Tip: A lot of this will tie in nicely with communication channels that PR and marketing already use. Ask them for help instead of doing your own thing and creating confusion and trespass on their territory.
Share useful technology
As a developer advocate, you will have the hand on the pulse of technology. Not everybody has the time to keep up the same way - actually hardly anybody has. That's why an interesting part of your job is to communicate great technology finds with your company.
If you find great tools that make everybody's life easier, share them with the company. This can include things like screenshot tools to stop people from sending you Word documents with embedded resized bitmaps, translation tools, communication tools, automated social media collateral generators – anything that you use to save time every day.
Example: One thing you will find is that if you are an early adopter of technology the main market will get to know some of them a few months later. During my career I had great success helping marketing to set up blogs or newsletters and HR to use Twitter. This creates an amazing amount of goodwill with these departments and it is an easy step for you as you are already excited and knowledgeable about these technologies.
Balance your personal and official channels
One issue you will face sooner or later as a developer advocate is where to put your information. The big mistake there is to use your own, personal channels (blog, Twitter account, YouTube channel, Facebook page and so on) for everything. This is tempting to do, for several reasons:
- You control the timing and style of the publication – it is your profile…
- It aids your personal brand – people come to you to find out cool, up to date technical info
- It is lucrative – you can make some extra money by showing ads or getting other sponsorships
This is how a lot of personal social media presences work, and well at that. The issue, however, is that once you publish for a certain company you are not just "you" any longer. You are a translator and a voice of a certain company or product and – more importantly – the people working in or on it. That's why it is a bad move to use your own channels as the source for company or product specific information. For various reasons:
- You limit yourself – by posting about a certain company or technology you become the person to cover that technology. You have to answer comments you can not answer but the people working on the technology can. You set yourself up for an endless game of telephone. What happens when you leave the company or move on to another product?
- It will cause discontent – whilst it is good that you use your fame to promote the work of your colleagues, you also get benefits (tangible in the form of advertising money and lesser tangible in the form of fame) by writing about the work of other people. You didn't do the hard work, you didn't attend the meetings, you didn't work extra hours to meet deadlines yet you become the face of the project. This can be seen as ripping people off.
- You cause a disconnect – your channels are not where the product is built and maintained. What happens when the technology changes? Keeping the information close to the subject matter and maintained by the people who work on the product ensures that things stay up-to-date without your intervention.
- You miss out on internal promotion – an official blog or repository of your company is promoted by the marketing department and everyone in the company. People know it as a channel and are excited to see new and up-to-date, well produced information there. Your own blog might not be known to people in the company and is not seen as a trustworthy channel as it is not in control of the company. You could go rogue any time, or your blog could be hacked. Official channels will shy away from promoting your work with you.

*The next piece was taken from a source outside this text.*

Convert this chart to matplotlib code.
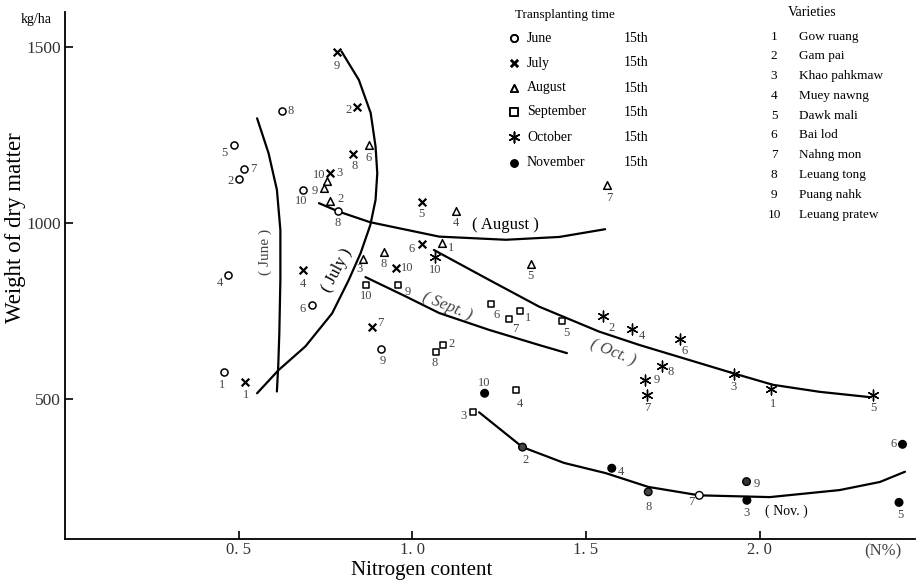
import matplotlib
matplotlib.use("Agg")
import matplotlib.pyplot as plt

plt.rcParams['font.family'] = ['Liberation Serif', 'DejaVu Serif']

# --- data: nitrogen content (N%) and dry matter (kg/ha) ---
june_n = [0.457, 0.500, 0.469, 0.486, 0.711, 0.516, 0.624, 0.910, 0.685, 0.786]
june_w = [576, 1124, 853, 1221, 767, 1154, 1317, 641, 1094, 1034]
june_v = ['1', '2', '4', '5', '6', '7', '8', '9', '10', '8']

july_n = [0.519, 0.842, 0.764, 0.685, 1.027, 1.027, 0.884, 0.828, 0.782, 0.954]
july_w = [547, 1330, 1142, 866, 1059, 941, 703, 1196, 1485, 871]
july_v = ['1', '2', '3', '4', '5', '6', '7', '8', '9', '10']

aug_n = [1.086, 0.764, 0.857, 1.125, 1.341, 0.875, 1.560, 0.918, 0.746, 0.754]
aug_w = [942, 1062, 896, 1034, 883, 1220, 1107, 918, 1100, 1118]
aug_v = ['1', '2', '3', '4', '5', '6', '7', '8', '9', '10']

sep_n = [1.310, 1.087, 1.174, 1.299, 1.431, 1.227, 1.277, 1.069, 0.960, 0.867]
sep_w = [750, 653, 462, 525, 722, 769, 726, 634, 824, 823]
sep_v = ['1', '2', '3', '4', '5', '6', '7', '8', '9', '10']

oct_n = [2.033, 1.548, 1.925, 1.632, 2.326, 1.771, 1.676, 1.719, 1.669, 1.065]
oct_w = [527, 736, 572, 698, 511, 670, 510, 594, 554, 903]
oct_v = ['1', '2', '3', '4', '5', '6', '7', '8', '9', '10']

nov_n = [1.208, 1.317, 1.963, 1.574, 2.401, 2.411, 1.826, 1.679, 1.962]
nov_w = [516, 363, 212, 303, 206, 371, 226, 236, 265]
nov_v = ['10', '2', '3', '4', '5', '6', '7', '8', '9']

# hand-drawn trend curves
june_curve_n = [0.553, 0.586, 0.610, 0.620, 0.620, 0.617, 0.614, 0.610]
june_curve_w = [1297, 1198, 1094, 980, 838, 687, 597, 521]
july_curve_n = [0.796, 0.846, 0.880, 0.894, 0.899, 0.894, 0.879, 0.851, 0.817, 0.769, 0.692, 0.615, 0.553]
july_curve_w = [1487, 1406, 1312, 1217, 1141, 1065, 994, 914, 838, 743, 649, 582, 516]
aug_curve_n = [0.731, 0.788, 0.878, 1.077, 1.269, 1.423, 1.555]
aug_curve_w = [1056, 1032, 1002, 961, 952, 960, 982]
sep_curve_n = [0.865, 0.981, 1.077, 1.221, 1.365, 1.445]
sep_curve_w = [846, 791, 744, 696, 653, 630]
oct_curve_n = [1.062, 1.221, 1.365, 1.538, 1.654, 1.923, 2.038, 2.173, 2.317]
oct_curve_w = [923, 838, 762, 691, 653, 573, 540, 520, 505]
nov_curve_n = [1.192, 1.317, 1.437, 1.557, 1.679, 1.826, 2.029, 2.230, 2.346, 2.418]
nov_curve_w = [462, 363, 318, 289, 250, 226, 221, 241, 264, 293]

xticks = [0.5, 1.0, 1.5, 2.0]
xtick_labels = ['0. 5', '1. 0', '1. 5', '2. 0']
yticks = [500, 1000, 1500]

months = ['June', 'July', 'August', 'September', 'October', 'November']
varieties = ['Gow ruang', 'Gam pai', 'Khao pahkmaw', 'Muey nawng', 'Dawk mali',
             'Bai lod', 'Nahng mon', 'Leuang tong', 'Puang nahk', 'Leuang pratew']

# label offsets (pixels) of the variety numbers next to each point
june_off = [(-2, -13), (-8, -2), (-8, -8), (-9, -8), (-9, -4), (9, 0), (9, 0), (2, -12), (-2, -11), (0, -12)]
july_off = [(1, -13), (-9, -3), (9, 0), (0, -14), (0, -12), (-10, -5), (8, 4), (2, -12), (0, -14), (11, 0)]
aug_off = [(9, -5), (10, 2), (-3, -10), (0, -12), (0, -12), (0, -13), (2, -13), (0, -12), (-9, -3), (-8, 6)]
sep_off = [(8, -7), (9, 1), (-9, -4), (4, -14), (4, -12), (5, -11), (7, -10), (-2, -11), (9, -7), (0, -11)]
oct_off = [(2, -15), (9, -12), (0, -13), (10, -7), (0, -13), (4, -12), (0, -13), (9, -6), (12, 0), (0, -13)]
nov_off = [(0, 10), (3, -13), (0, -13), (9, -4), (1, -13), (-9, 0), (-8, -7), (0, -15), (10, -2)]
nov_face = ['k', '#444444', 'k', 'k', 'k', 'k', 'white', '#444444', '#333333']

fig = plt.figure(figsize=(9.18, 5.82), dpi=100)
ax = fig.add_axes([65 / 918, 1 - 539 / 582, 850 / 918, 527 / 582])
ax.set_xlim(0, 2.447)
ax.set_ylim(102, 1599)

for s in ['top', 'right']:
    ax.spines[s].set_visible(False)
for s in ['left', 'bottom']:
    ax.spines[s].set_linewidth(1.3)

lab_col = '#444444'


def put_labels(xs, ys, vs, offs):
    for x, y, v, o in zip(xs, ys, vs, offs):
        ax.annotate(v, (x, y), xytext=o, textcoords='offset pixels',
                    ha='center', va='center', fontsize=9, color=lab_col)


ax.scatter(june_n, june_w, marker='o', s=26, facecolors='white', edgecolors='k', linewidths=1.1, zorder=3)
ax.scatter(july_n, july_w, marker='x', s=30, c='k', linewidths=1.6, zorder=3)
ax.scatter(aug_n, aug_w, marker='^', s=30, facecolors='white', edgecolors='k', linewidths=1.1, zorder=3)
ax.scatter(sep_n, sep_w, marker='s', s=24, facecolors='white', edgecolors='k', linewidths=1.1, zorder=3)
ax.scatter(oct_n, oct_w, marker=(6, 2, 0), s=60, c='k', linewidths=1.0, zorder=3)
ax.scatter(nov_n, nov_w, marker='o', s=30, facecolors=nov_face, edgecolors='k', linewidths=1.0, zorder=3)

put_labels(june_n, june_w, june_v, june_off)
put_labels(july_n, july_w, july_v, july_off)
put_labels(aug_n, aug_w, aug_v, aug_off)
put_labels(sep_n, sep_w, sep_v, sep_off)
put_labels(oct_n, oct_w, oct_v, oct_off)
put_labels(nov_n, nov_w, nov_v, nov_off)

for cx, cy in [(june_curve_n, june_curve_w), (july_curve_n, july_curve_w),
               (aug_curve_n, aug_curve_w), (sep_curve_n, sep_curve_w),
               (oct_curve_n, oct_curve_w), (nov_curve_n, nov_curve_w)]:
    ax.plot(cx, cy, color='k', lw=1.6, solid_capstyle='round', zorder=2)

# curve names
ax.text(0.577, 918, '( June )', rotation=90, ha='center', va='center', fontsize=11, color=lab_col)
ax.text(0.783, 866, '( July )', rotation=62, ha='center', va='center', fontsize=12, color='k')
ax.text(1.269, 994, '( August )', ha='center', va='center', fontsize=12)
ax.text(1.101, 762, '( Sept. )', rotation=-22, ha='center', va='center', fontsize=12, style='italic', color=lab_col)
ax.text(1.577, 632, '( Oct. )', rotation=-22, ha='center', va='center', fontsize=12, style='italic', color=lab_col)
ax.text(2.077, 182, '( Nov. )', ha='center', va='center', fontsize=10)
ax.text(0.9625, -0.008, '(N%)', transform=ax.transAxes, ha='center', va='top', fontsize=12, color=lab_col)

ax.set_xticks(xticks)
ax.set_xticklabels(xtick_labels, fontsize=12, color='#333333')
ax.set_yticks(yticks)
ax.set_yticklabels([str(t) for t in yticks], fontsize=12.5, color='#333333')
ax.tick_params(direction='in', length=6, width=1.2)
ax.tick_params(axis='x', pad=2)
ax.tick_params(axis='y', pad=3)

# axis titles placed where the original has them
fig.text(422 / 918, 1 - 571 / 582, 'Nitrogen content', ha='center', va='center', fontsize=15)
fig.text(16 / 918, 1 - 228 / 582, 'Weight of dry matter', rotation=90, ha='center', va='center', fontsize=16.5)
fig.text(36 / 918, 1 - 20 / 582, 'kg/ha', ha='center', va='center', fontsize=10)

# legend: transplanting time
fig.text(515 / 918, 1 - 15 / 582, 'Transplanting time', ha='left', va='center', fontsize=9.5)
leg_markers = [dict(marker='o', facecolors='white', edgecolors='k', linewidths=1.3),
               dict(marker='x', c='k', linewidths=1.8),
               dict(marker='^', facecolors='white', edgecolors='k', linewidths=1.3),
               dict(marker='s', facecolors='white', edgecolors='k', linewidths=1.3),
               dict(marker=(6, 2, 0), c='k', linewidths=1.0),
               dict(marker='o', c='k', linewidths=1.0)]
leg_rows = [38, 63, 88, 112, 137, 163]
for m, row, kw in zip(months, leg_rows, leg_markers):
    yy = 1 - row / 582
    sz = 60 if kw['marker'] == (6, 2, 0) else 26
    fig.add_artist(plt.scatter([514 / 918], [yy], s=sz, transform=fig.transFigure, clip_on=False, **kw))
    fig.text(527 / 918, yy, m, ha='left', va='center', fontsize=10)
    fig.text(624 / 918, yy, '15th', ha='left', va='center', fontsize=10)

# legend: varieties
fig.text(788 / 918, 1 - 12 / 582, 'Varieties', ha='left', va='center', fontsize=10)
var_rows = [37, 56, 76, 96, 116, 135, 155, 175, 195, 215]
for i, (name, row) in enumerate(zip(varieties, var_rows)):
    yy = 1 - row / 582
    fig.text(774 / 918, yy, str(i + 1), ha='center', va='center', fontsize=9.5)
    fig.text(799 / 918, yy, name, ha='left', va='center', fontsize=9.5)

fig.savefig('out.png', dpi=100)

- You cause a massive maintenance overhead – it is up to you to keep the posts on the subject up-to-date when changes to the product happen. You might not be with the company any longer when changes happen and you don't want to have to deal with questions by people years later when "your product" out of a sudden changes.
All in all, the balance between publishing on your own channels and company official channels is simple: publish detailed information tied to the product where the product is maintained – a company wiki, an official blog maintained by the company, the GitHub repository and similar places. That way you can move on to another company without leaving confusion and a mess behind. It also ensures that web searches in the future find a maintained resource, and that social media updates don't end up in a missing page – the company has a stake in keeping an official resource available. As an advocate, your job is to raise the profile of the company creating the product you promote and the product itself. Thus the official pages with the up-to-date information should show up higher in search results than your own blog. Otherwise you failed at doing your job. You are a pointer, a transmitter – not a replacement.
What you publish on your own channels should whet the appetite of your readers to go to the official place and learn more. This could include translations, a quick screencast, screenshots, a nice demo using the technology (instead of being it). Think of your company's product as a movie and you are the one who cuts and releases the trailers in various places to get people excited about it.
There is a fine line between promoting your company's work and taking credit for it. Don't cross it and you'll help the company and keep being a trustworthy resource and communication channel.
Remove the brand
One crucial part to becoming a successful developer advocate is to remove the brand from your thinking.
Yes, you work for a certain company that builds a lot of products, some of them cool – some of them terrible. The point of developer advocacy is not to get people excited about the brand or the company behind it though. It is about the products the company releases and even more specifically about getting developers excited about playing with them. Your goal as a developer advocate is to get developers to talk about your products and promote them for you. This is why you need to try your best to remove yourself from the brand of your company to set an example. This is tough. The larger and more known the company you work for is, the more people will try to paint you as “the company X person”. We’ll deal with this later in the book, but it is something to prepare yourself for.
Separating yourself from the brand and towards the product only works when you are excited about the product. If the department that builds the product fails to get you interested in the product, don't talk about it – instead, work with the department to find the thing that makes it worth while for you. Anything you advocate should answer one simple question: What is in it for developers?
The products you advocate need to get you excited and you need to know where they are going and who to ask for detailed information about them. If the product has no internal stakeholder or team that is a danger sign.
People working on products are actually not the right people to advocate them – they are far too close to the subject matter to find obvious flaws in the documentation. They are also fine with overly complex functionality as they are used to it. This goes as far as having their own language. Every product I worked with used specialist terms that in day-to-day conversation made sense to the team but would be cryptic gibberish to put in a blog post.
Your job is to offer them a way to translate this into easier understandable documentation and examples and challenge their current state of affairs. You do however need them to do a good job so be careful not to burn any bridges by being too critical. People spent a lot of time building what you want to tell the world about and are protective about it.
The real power of removing your brand goggles is that you will be able to work with rather than against the competition.